L’Amministrazione Trump vuole riformare l’economia globale attraverso un’azione shock sulle tariffe. Il muro alzato dal Presidente nei confronti di tutti i Paesi che esportano verso gli Stati Uniti persegue l’obiettivo strategico di riequilibrare i rapporti di interscambio per contenere e ridurre il disavanzo della bilancia commerciale statunitense. In contemporanea, l’Amministrazione si è posta l’obbiettivo di contenere il deficit federale, cercando di ridurre l’enorme stock di debito del Paese salito a gennaio 2025 a oltre 36 trilioni di USD pari al 122% sul Pil.
L’elevato livello raggiunto dai rendimenti sul Treasury bond a 10 anni lo scorso gennaio, poco inferiore al 5%, ha aperto un serio interrogativo sulla sostenibilità del debito. Da qui la necessità non rinviabile di mettere in equilibrio le finanze a partire dai deficit gemelli: commerciale e federale. La politica sui dazi ha quindi l’obiettivo primario di ridurre tale debito.
Com’è noto Il 2 aprile il Presidente ha indicato per ogni singolo partner commerciale le tariffe reciproche. Le modalità con cui sono stati effettuati i calcoli tengono aperta la via per una soluzione politica del problema, da affrontarsi con una trattativa in cui ogni singolo partner metta sul tavolo congrue contropartite compensative. L’Europa potrebbe quindi mitigare l’impatto con un maggior impegno ad importare energia e prodotti statunitensi a partire da quelli agricoli, riducendo le barriere commerciali, in particolare sui servizi, confermando altresì l’impegno ad investire il surplus della Bilancia commerciale verso gli Usa sottoscrivendo Treasury americani.

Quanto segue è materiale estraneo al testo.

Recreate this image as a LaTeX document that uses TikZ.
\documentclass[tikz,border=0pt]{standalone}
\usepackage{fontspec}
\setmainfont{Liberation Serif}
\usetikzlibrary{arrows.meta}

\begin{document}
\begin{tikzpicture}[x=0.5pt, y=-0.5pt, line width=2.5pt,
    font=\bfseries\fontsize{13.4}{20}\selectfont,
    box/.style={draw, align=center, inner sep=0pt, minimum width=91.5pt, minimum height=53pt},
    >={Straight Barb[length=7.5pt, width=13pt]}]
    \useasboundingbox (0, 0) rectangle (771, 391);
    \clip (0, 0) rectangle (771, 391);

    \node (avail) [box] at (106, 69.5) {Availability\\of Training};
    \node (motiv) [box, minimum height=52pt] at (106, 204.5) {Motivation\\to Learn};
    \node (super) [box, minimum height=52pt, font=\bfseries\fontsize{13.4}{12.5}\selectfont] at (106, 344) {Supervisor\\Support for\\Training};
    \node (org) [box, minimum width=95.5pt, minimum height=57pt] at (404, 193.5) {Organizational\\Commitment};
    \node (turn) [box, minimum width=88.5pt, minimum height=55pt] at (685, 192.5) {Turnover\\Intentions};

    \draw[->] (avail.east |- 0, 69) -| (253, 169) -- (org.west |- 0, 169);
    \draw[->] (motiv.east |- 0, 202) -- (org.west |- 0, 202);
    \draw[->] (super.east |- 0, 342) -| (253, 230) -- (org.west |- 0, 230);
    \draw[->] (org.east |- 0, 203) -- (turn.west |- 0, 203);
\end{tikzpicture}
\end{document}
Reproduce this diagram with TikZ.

I mercati hanno reagito al provvedimento con estrema negatività scontando scenari recessivi su scala globale, spingendo così il presidente Trump a sospendere per 90 giorni l’entrata in vigore del nuovo regime tariffario, lasciando in vigenza una tariffa generalizzata del 10%. Dopo la mossa della Casa Bianca, gli analisti hanno ridotto le probabilità di recessione negli Stati uniti dal 65% al 45%. In ogni caso la volatilità con cui il Presidente Usa rivede le proprie decisioni contribuisce ad aumentare i dubbi e le incertezze negli operatori economici.

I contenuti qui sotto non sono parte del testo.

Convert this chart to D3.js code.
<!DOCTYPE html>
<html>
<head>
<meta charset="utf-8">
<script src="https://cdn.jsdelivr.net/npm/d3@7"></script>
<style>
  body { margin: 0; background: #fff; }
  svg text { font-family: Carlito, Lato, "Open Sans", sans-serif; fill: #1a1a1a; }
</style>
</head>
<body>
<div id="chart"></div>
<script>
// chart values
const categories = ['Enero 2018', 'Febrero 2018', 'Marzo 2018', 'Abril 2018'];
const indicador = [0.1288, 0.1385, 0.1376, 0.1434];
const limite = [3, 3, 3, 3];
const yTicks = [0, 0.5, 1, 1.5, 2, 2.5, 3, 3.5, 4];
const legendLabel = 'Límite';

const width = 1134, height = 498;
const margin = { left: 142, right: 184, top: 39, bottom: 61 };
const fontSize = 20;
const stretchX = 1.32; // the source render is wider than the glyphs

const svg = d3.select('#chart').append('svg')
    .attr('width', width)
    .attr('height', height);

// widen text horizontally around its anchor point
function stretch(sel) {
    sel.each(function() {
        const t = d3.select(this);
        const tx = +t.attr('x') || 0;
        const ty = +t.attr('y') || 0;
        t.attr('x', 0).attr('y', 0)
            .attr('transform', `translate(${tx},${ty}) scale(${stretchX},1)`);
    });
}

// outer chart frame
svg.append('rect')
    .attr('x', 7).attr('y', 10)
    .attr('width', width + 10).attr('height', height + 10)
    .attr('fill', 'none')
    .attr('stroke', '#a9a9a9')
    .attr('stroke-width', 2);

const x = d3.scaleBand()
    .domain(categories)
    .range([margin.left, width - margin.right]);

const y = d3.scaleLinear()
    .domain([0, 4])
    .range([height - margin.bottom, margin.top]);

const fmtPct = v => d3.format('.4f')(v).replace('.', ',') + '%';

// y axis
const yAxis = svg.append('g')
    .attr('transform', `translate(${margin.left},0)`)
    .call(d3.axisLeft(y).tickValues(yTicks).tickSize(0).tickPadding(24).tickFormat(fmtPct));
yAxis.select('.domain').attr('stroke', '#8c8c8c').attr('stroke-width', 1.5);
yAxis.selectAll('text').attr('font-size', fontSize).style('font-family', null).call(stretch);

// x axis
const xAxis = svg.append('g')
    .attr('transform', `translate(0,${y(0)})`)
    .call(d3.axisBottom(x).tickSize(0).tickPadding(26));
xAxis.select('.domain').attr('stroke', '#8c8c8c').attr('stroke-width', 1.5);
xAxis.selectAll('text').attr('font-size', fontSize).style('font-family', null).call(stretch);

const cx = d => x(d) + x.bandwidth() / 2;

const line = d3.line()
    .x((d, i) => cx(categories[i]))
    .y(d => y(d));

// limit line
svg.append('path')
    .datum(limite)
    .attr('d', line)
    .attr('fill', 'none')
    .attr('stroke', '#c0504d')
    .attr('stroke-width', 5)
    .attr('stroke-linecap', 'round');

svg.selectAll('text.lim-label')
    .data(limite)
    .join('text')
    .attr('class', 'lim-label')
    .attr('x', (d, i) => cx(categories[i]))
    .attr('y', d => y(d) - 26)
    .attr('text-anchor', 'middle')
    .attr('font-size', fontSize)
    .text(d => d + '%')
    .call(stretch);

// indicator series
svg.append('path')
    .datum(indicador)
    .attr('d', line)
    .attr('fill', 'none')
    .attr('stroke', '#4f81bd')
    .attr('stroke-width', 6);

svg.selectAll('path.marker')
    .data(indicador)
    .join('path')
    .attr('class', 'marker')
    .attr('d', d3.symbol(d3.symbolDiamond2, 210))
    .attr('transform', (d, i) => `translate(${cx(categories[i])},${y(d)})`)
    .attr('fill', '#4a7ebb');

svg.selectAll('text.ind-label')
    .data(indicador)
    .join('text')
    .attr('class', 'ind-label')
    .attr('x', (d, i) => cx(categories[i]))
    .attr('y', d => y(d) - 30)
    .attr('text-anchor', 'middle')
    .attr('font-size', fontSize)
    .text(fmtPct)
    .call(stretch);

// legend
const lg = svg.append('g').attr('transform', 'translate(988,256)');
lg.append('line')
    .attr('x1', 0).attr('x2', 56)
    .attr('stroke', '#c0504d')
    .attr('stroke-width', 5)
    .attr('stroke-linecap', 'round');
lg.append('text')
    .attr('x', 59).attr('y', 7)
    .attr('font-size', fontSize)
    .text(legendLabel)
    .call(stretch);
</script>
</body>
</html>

L’Europa in ogni caso rischia di perdere la sua guerra a colpi di austerity e compressione della domanda interna. La guerra commerciale innescata dai dazi si somma ad una situazione non ancora risolta su più fronti a partire dalla crisi della Germania e più in dettaglio dell’energia, dell’automotive e della manifattura in generale da quando ha abbracciato una transizione energetica ideologica e sbagliata, impedendo qualsiasi attività estrattiva e contemporaneamente dismettendo le centrali nucleari.
Più recentemente con il piano di Re-arm, si è, poi, aperto il rischio di creare il frazionamento degli equilibri tra singoli Paesi del mercato comune, lasciando che la Germania decida in autonomia un cambiamento delle proprie regole fiscali. In altri termini si è creato un precedente in cui soltanto i Paesi con a disposizione ampi spazi fiscali potranno creare fondi per rilanciare l’economia attraverso nuovi investimenti. Per gli altri, come l’Italia, i margini di manovra rimangono sciaguratamente stretti, mettendo a repentaglio la tenuta dello stato della competitività delle imprese e con esse la tenuta dell’occupazione e dello Stato sociale.
Prima di andare alla guerra commerciale con gli Stati Uniti, come propugnato dai vertici europei, sarebbe il caso di fare un’analisi realistica dei rapporti di forza e della necessità di verificare la governance europea. Se dalle difficoltà si esce con le idee, l’attuale crisi di relazione con gli Stati Uniti potrebbe fornire l’occasione per prospettare una fase di cambiamenti radicali in cui l’Unione possa e debba ricostruire la competitività della propria base industriale persa negli ultimi due decenni. Per l’Europa può essere un’opportunità, a patto di garantire alle imprese condizioni più allineate agli standard di altre aree: forte deregolamentazione, ambiente pro-impresa , un sano realismo energetico in opposizione al pensiero ideologico degli ultimi anni.
Infine dopo la competitività bisognerà affrontare la sfida più complessa: trovare la via per riqualificare il basso livello dei salari e del reddito pro capite. In termini di scala bisognerà cercare soluzioni pe adeguarli anche in questo caso allo standard dei Paesi ad economia avanzata.
Abbiamo di fronte tante sfide. La disputa commerciale e di relazione che si è aperta con gli Stati Uniti può essere l’occasione per ripensare e ricostruire il domani secondo una logica manageriale di livello superiore.